E non è mai stato possibile ribellarsi a quella violenza?
«A dire il vero, Kirill inizialmente non appoggiò Putin. Il momento più clamoroso fu l’annessione della Crimea nel 2014: il patriarca non partecipò ai festeggiamenti. Questa sua contrarietà derivava dal fatto che capì il rischio, in quel frangente, di inimicarsi l’Ucraina, dove la Chiesa ortodossa è molto più popolare e radicata. Anche all’inizio dell’invasione del 2022 sembrava non volersi esporre più di tanto, optando per il silenzio. Una settimana più tardi, però intervenne per ribadire la difesa contro l’Occidente».
A proposito del conflitto in Ucraina, come pensa che si potrà risolvere la questione?
«Ci sono tre possibilità. La prima è che la Russia riesca a sfondare e a vincere del tutto: non credo che riuscirà a conquistare l’intera Ucraina, ma sicuramente a rivendicare i territori occupati perché, in questo momento, la guerra è a suo favore. Una seconda opzione è che, messa alle strette, decida di scatenare la Terza guerra mondiale utilizzando armi nucleari, cosa che, tuttavia, mi pare gli stessi russi vogliano evitare. La terza variante è che non ci saranno vinti o vincitori, ma una situazione di stallo, una specie di guerra fredda che potrà durare decenni come accadde con Breznev alla fine della Seconda guerra mondiale».
Per un cambiamento nella Russia del futuro, pensa che sarà la Chiesa ortodossa dall’interno o quella cattolica da fuori a giocare un ruolo decisivo?
«Temo che la Chiesa cattolica avrà un ruolo molto ridotto, perché rappresenta una minoranza in Russia.

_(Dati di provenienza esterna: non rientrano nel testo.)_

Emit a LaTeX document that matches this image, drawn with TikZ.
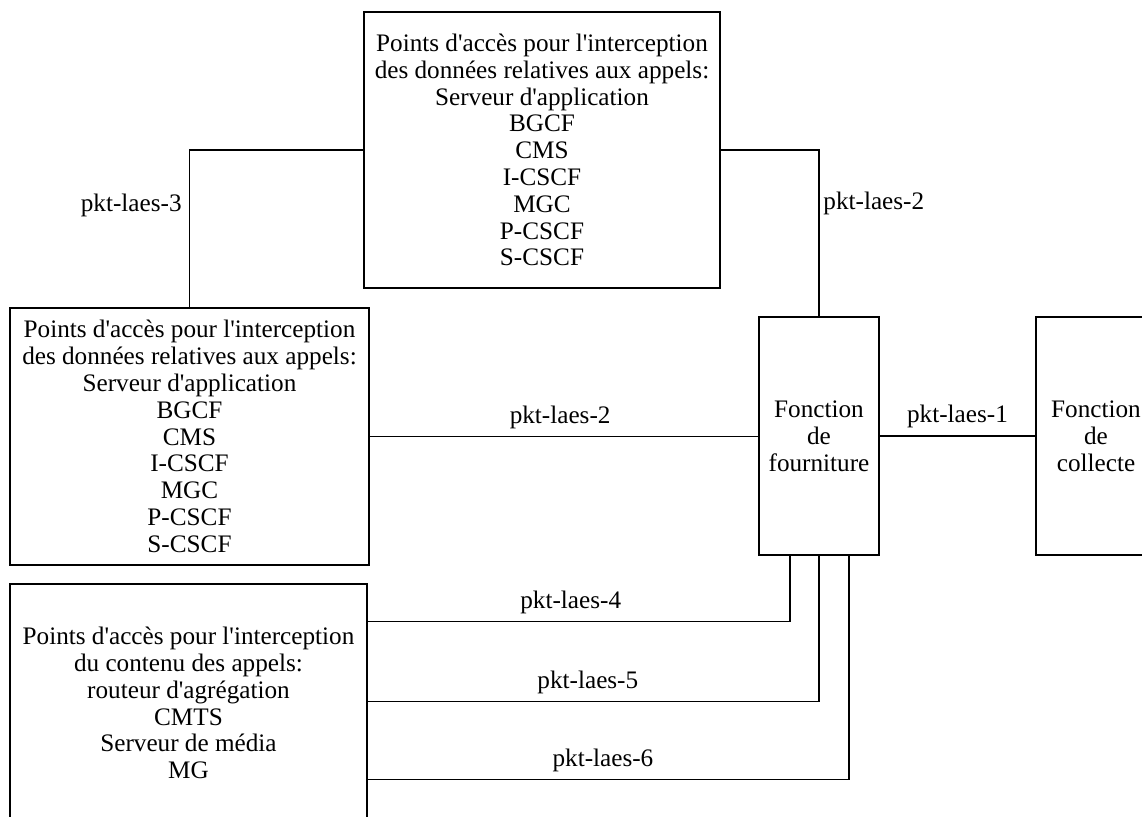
\documentclass[tikz,border=0pt]{standalone}
\usepackage{fontspec}
\setmainfont[Ligatures=TeXOff]{Liberation Serif}
\usetikzlibrary{calc}
\begin{document}
\begin{tikzpicture}[x=0.5pt,y=-0.5pt,
  font=\fontsize{12.6}{13.4}\selectfont,
  box/.style={draw, line width=1.4pt, align=center, inner sep=0pt},
  link/.style={line width=0.7pt},
  lbl/.style={inner sep=0pt}]
\useasboundingbox (0,0) rectangle (1142,816);
\clip (0,0) rectangle (1142,816);

% boxes
\node[box, minimum width=178pt, minimum height=138pt] (top) at (542,150)
  {Points d'accès pour l'interception\\des données relatives aux appels:\\Serveur d'application\\BGCF\\CMS\\I-CSCF\\MGC\\P-CSCF\\S-CSCF};
\node[box, minimum width=179.5pt, minimum height=128.5pt] (mid) at (189.5,436.5)
  {Points d'accès pour l'interception\\des données relatives aux appels:\\Serveur d'application\\BGCF\\CMS\\I-CSCF\\MGC\\P-CSCF\\S-CSCF};
\node[box, minimum width=178.5pt, minimum height=119pt] (bot) at (188.5,703)
  {Points d'accès pour l'interception\\du contenu des appels:\\routeur d'agrégation\\CMTS\\Serveur de média\\MG};
\node[box, minimum width=60pt, minimum height=119pt] (fourn) at (819,436)
  {Fonction\\de\\fourniture};
\node[box, minimum width=60pt, minimum height=119pt] (coll) at (1096,436)
  {Fonction\\de\\collecte};

% connectors
\draw[link] (top.west) -| (mid.north);
\draw[link] (top.east) -| (fourn.north);
\node[lbl, anchor=east] (l3) at (182,205) {pkt-laes-3};
\node[lbl, anchor=west] (l2a) at (823,203) {pkt-laes-2};

\draw[link] (mid.east) -- node[lbl, above=3.5pt, pos=0.49] (l2b) {pkt-laes-2} (mid.east -| fourn.west);
\draw[link] (fourn.east) -- node[lbl, above=3.5pt, pos=0.5] (l1) {pkt-laes-1} (coll.west);

\coordinate (p4) at ($(fourn.south)+(-29,0)$);
\coordinate (p5) at (fourn.south);
\coordinate (p6) at ($(fourn.south)+(30,0)$);
\path (bot.north east) ++(0,39) coordinate (b4) ++(0,80) coordinate (b5) ++(0,78) coordinate (b6);
\draw[link] (b4) -- node[lbl, above=3.5pt, pos=0.48] (l4) {pkt-laes-4} (b4 -| p4) -- (p4);
\draw[link] (b5) -- node[lbl, above=3.5pt, pos=0.487] (l5) {pkt-laes-5} (b5 -| p5) -- (p5);
\draw[link] (b6) -- node[lbl, above=3.5pt, pos=0.488] (l6) {pkt-laes-6} (b6 -| p6) -- (p6);
\end{tikzpicture}
\end{document}
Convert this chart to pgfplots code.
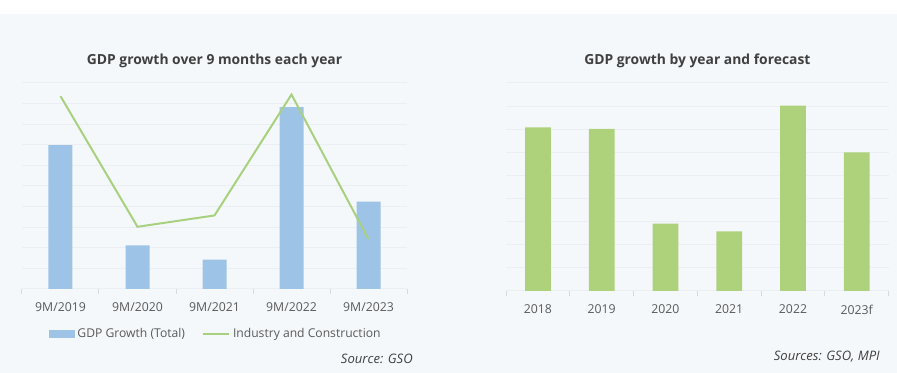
\documentclass[border=0pt]{standalone}
\usepackage{pgfplots}
\pgfplotsset{compat=1.18}
\usepackage{fontspec}
\setmainfont{Open Sans}
\definecolor{bluebar}{HTML}{9DC3E6}
\definecolor{greenbar}{HTML}{ADD27B}
\definecolor{greenline}{HTML}{A8D17F}
\definecolor{gridc}{HTML}{EBEEF2}
\definecolor{axisc}{HTML}{D9D9D9}
\definecolor{labelc}{HTML}{595959}
\definecolor{titlec}{HTML}{404040}
\definecolor{bgc}{HTML}{F5F8FB}
\pgfplotsset{
  panel/.style={
    scale only axis,
    axis line style={draw=none},
    ymin=0,
    ytick style={draw=none},
    yticklabels={},
    ymajorgrids,
    major grid style={gridc, line width=0.75pt},
    extra y ticks={0},
    extra y tick labels={},
    extra y tick style={grid style={axisc, line width=1pt}, ytick style={draw=none}},
    xtick pos=bottom,
    major x tick style={draw=none},
    minor x tick style={axisc, line width=0.75pt},
    minor tick length=3.5pt,
    tick align=outside,
    xticklabel style={text=labelc, font=\fontsize{9.2}{11}\selectfont, yshift=-2.5pt},
    title style={at={(0.5,1)}, anchor=center, yshift=10.75pt, font=\bfseries\fontsize{10.4}{12}\selectfont, text=titlec},
    clip=false,
  }
}
\begin{document}
\begin{tikzpicture}
\useasboundingbox (0,0) rectangle (672.75pt,279.75pt);
\fill[white] (0,0) rectangle (672.75pt,279.75pt);
\fill[bgc] (0,0) rectangle (672.75pt,269.25pt);
\begin{axis}[panel,
  at={(16.5pt,63pt)}, anchor=south west,
  width=288.75pt, height=154.5pt,
  xmin=-0.5, xmax=4.5, ymax=10,
  ytick={1,...,10},
  xtick={0,...,4},
  xticklabels={9M/2019,9M/2020,9M/2021,9M/2022,9M/2023},
  minor xtick={-0.5,0.5,...,4.5},
  title={GDP growth over 9 months each year},
  legend columns=2,
  legend style={at={(0.504,-0.218)}, anchor=center, draw=none, fill=none,
    font=\fontsize{9.1}{11}\selectfont, text=labelc,
    /tikz/every even column/.append style={column sep=10.5pt},
    inner sep=0pt},
]
\addplot[ybar, bar width=18pt, fill=bluebar, draw=none,
  legend image code/.code={\fill[bluebar] (0pt,-2.75pt) rectangle (19.5pt,2.75pt);}]
  coordinates {(0,6.98) (1,2.12) (2,1.42) (3,8.83) (4,4.24)};
\addlegendentry{GDP Growth (Total)}
\addplot[greenline, line width=1.5pt, mark=none,
  legend image code/.code={\draw[greenline, line width=1.5pt] (0pt,0pt) -- (20pt,0pt);}]
  coordinates {(0,9.36) (1,3.02) (2,3.57) (3,9.44) (4,2.41)};
\addlegendentry{Industry and Construction}
\end{axis}
\begin{axis}[panel,
  at={(379.5pt,61.5pt)}, anchor=south west,
  width=287pt, height=156pt,
  xmin=-0.5, xmax=5.5, ymax=9,
  ytick={1,...,9},
  xtick={0,...,5},
  xticklabels={2018,2019,2020,2021,2022,2023f},
  minor xtick={-0.5,0.5,...,5.5},
  title={GDP growth by year and forecast},
]
\addplot[ybar, bar width=19.3pt, fill=greenbar, draw=none]
  coordinates {(0,7.08) (1,7.02) (2,2.91) (3,2.58) (4,8.02) (5,6.0)};
\end{axis}
\node[anchor=east, text=titlec, font=\itshape\fontsize{9.8}{11}\selectfont, inner sep=0pt] at (309.75pt,10.5pt) {Source: GSO};
\node[anchor=east, text=titlec, font=\itshape\fontsize{9.8}{11}\selectfont, inner sep=0pt] at (660pt,12pt) {Sources: GSO, MPI};
\end{tikzpicture}
\end{document}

Non ha grande capacità d’influenza e, per sopravvivere, è costretta talvolta a sottomettersi un po’a quella ortodossa. Quest’ultima, sebbene completamente squalificata così com’è, ha un grandissimo peso. Per cambiare occorrerebbe tornare alla situazione che c’era alla fine dell’Urss, quand’era guardata male proprio per l’appoggio che dava alle politiche sovietiche. Bisogna attendere una nuova rinascita religiosa, perché, ad oggi, non esiste alcuna alternativa in Russia».